— start of Data provided —
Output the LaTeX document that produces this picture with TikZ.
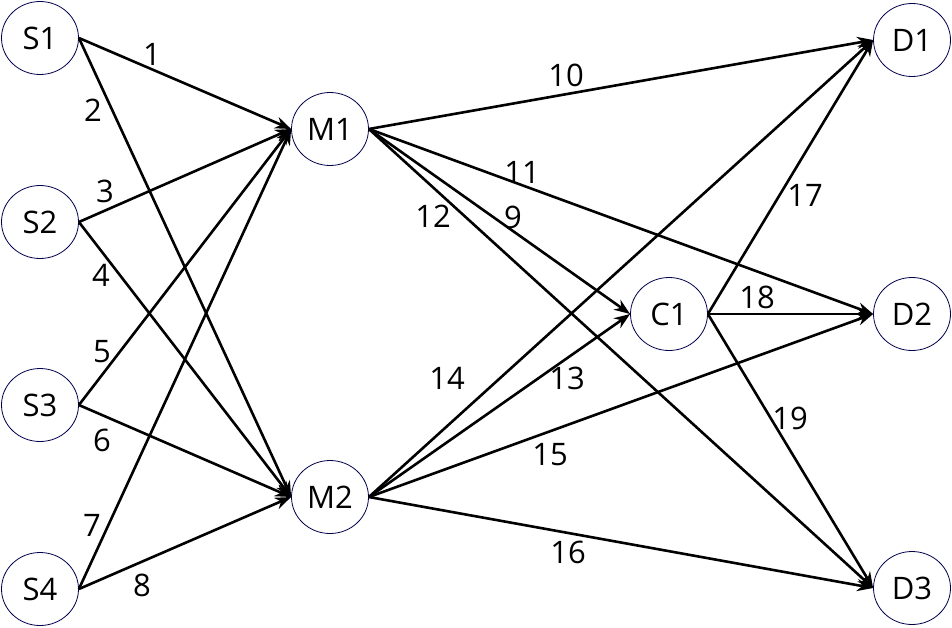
\documentclass[tikz,border=0pt]{standalone}
\usepackage{fontspec}
\setmainfont{Open Sans}
\usetikzlibrary{shapes.geometric,arrows.meta}
\begin{document}
\begin{tikzpicture}[x=1pt,y=-1pt,
  vtx/.style={ellipse,draw=black!70!blue,line width=0.8pt,minimum width=77pt,minimum height=73pt,inner sep=0pt,font=\fontsize{31}{36}\selectfont},
  lbl/.style={inner sep=0pt,font=\fontsize{31}{36}\selectfont},
  edge/.style={line width=2.6pt,-{Stealth[length=16pt,width=12pt]}}]
\useasboundingbox (0,0) rectangle (952,627);
\node[vtx] (S1) at (40,38) {S1};
\node[vtx] (S2) at (40,222) {S2};
\node[vtx] (S3) at (40,405) {S3};
\node[vtx] (S4) at (40,589) {S4};
\node[vtx] (M1) at (330,129) {M1};
\node[vtx] (M2) at (330,497) {M2};
\node[vtx] (C1) at (669,314) {C1};
\node[vtx] (D1) at (912,40) {D1};
\node[vtx] (D2) at (912,314) {D2};
\node[vtx] (D3) at (912,588) {D3};
\draw[edge] (S1.east) -- (M1.west);
\draw[edge] (S1.east) -- (M2.west);
\draw[edge] (S2.east) -- (M1.west);
\draw[edge] (S2.east) -- (M2.west);
\draw[edge] (S3.east) -- (M1.west);
\draw[edge] (S3.east) -- (M2.west);
\draw[edge] (S4.east) -- (M1.west);
\draw[edge] (S4.east) -- (M2.west);
\draw[edge] (M1.east) -- (C1.west);
\draw[edge] (M1.east) -- (D1.west);
\draw[edge] (M1.east) -- (D2.west);
\draw[edge] (M1.east) -- (D3.west);
\draw[edge] (M2.east) -- (C1.west);
\draw[edge] (M2.east) -- (D1.west);
\draw[edge] (M2.east) -- (D2.west);
\draw[edge] (M2.east) -- (D3.west);
\draw[edge] (C1.east) -- (D1.west);
\draw[edge] (C1.east) -- (D2.west);
\draw[edge] (C1.east) -- (D3.west);
\node[lbl] (l1) at (152,54) {1};
\node[lbl] (l2) at (93,110) {2};
\node[lbl] (l3) at (105,191) {3};
\node[lbl] (l4) at (101,275) {4};
\node[lbl] (l5) at (102,352) {5};
\node[lbl] (l6) at (102,440) {6};
\node[lbl] (l7) at (92,525) {7};
\node[lbl] (l8) at (142,585) {8};
\node[lbl] (l9) at (513,217) {9};
\node[lbl] (l10) at (566,75) {10};
\node[lbl] (l11) at (522,172) {11};
\node[lbl] (l12) at (433,216) {12};
\node[lbl] (l13) at (567,378) {13};
\node[lbl] (l14) at (447,378) {14};
\node[lbl] (l15) at (550,455) {15};
\node[lbl] (l16) at (568,552) {16};
\node[lbl] (l17) at (805,195) {17};
\node[lbl] (l18) at (757,297) {18};
\node[lbl] (l19) at (790,418) {19};
\end{tikzpicture}
\end{document}
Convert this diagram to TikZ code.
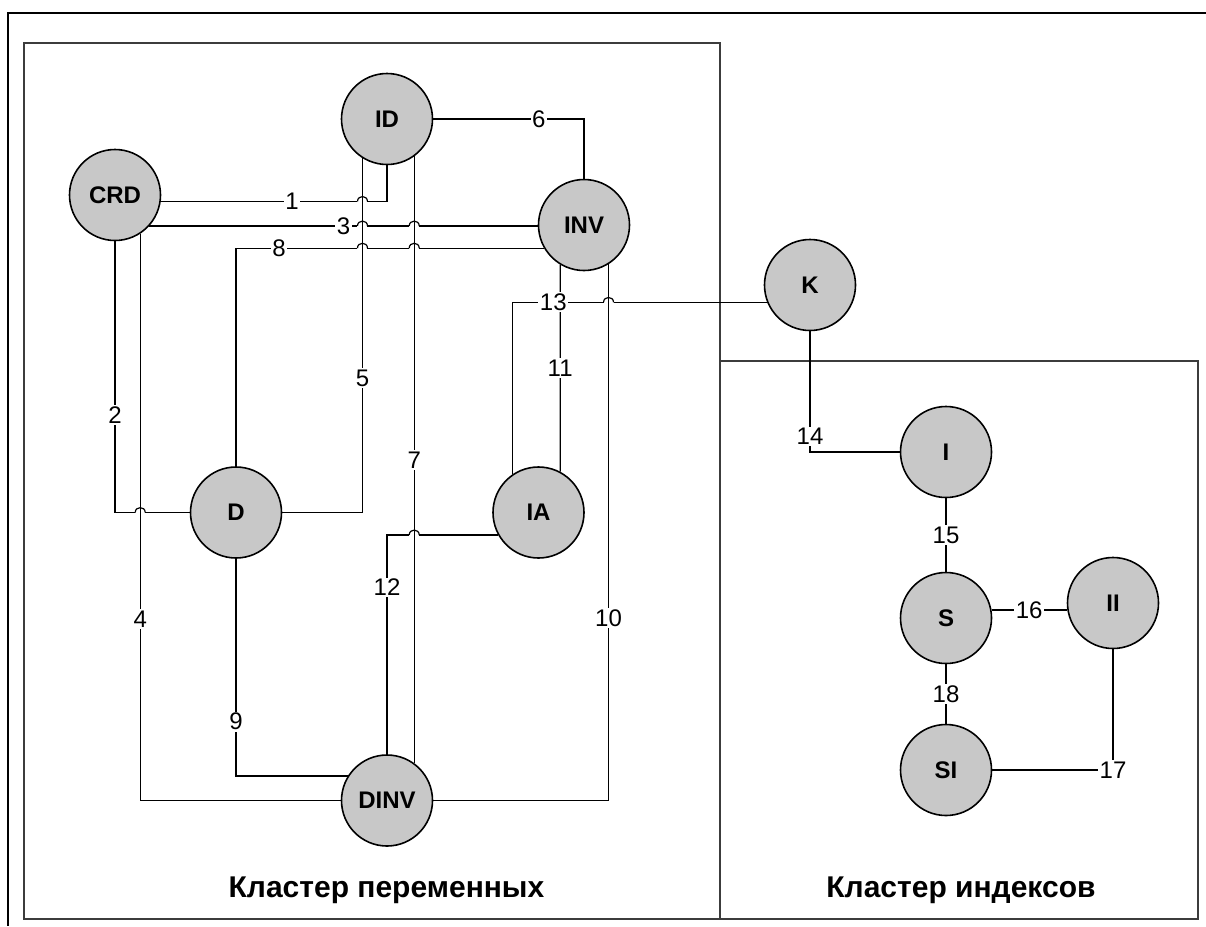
— end of Data provided —
- Your goal -
Reply with nothing but the number of lines in the data above that contain "this".

- Finished answer -
2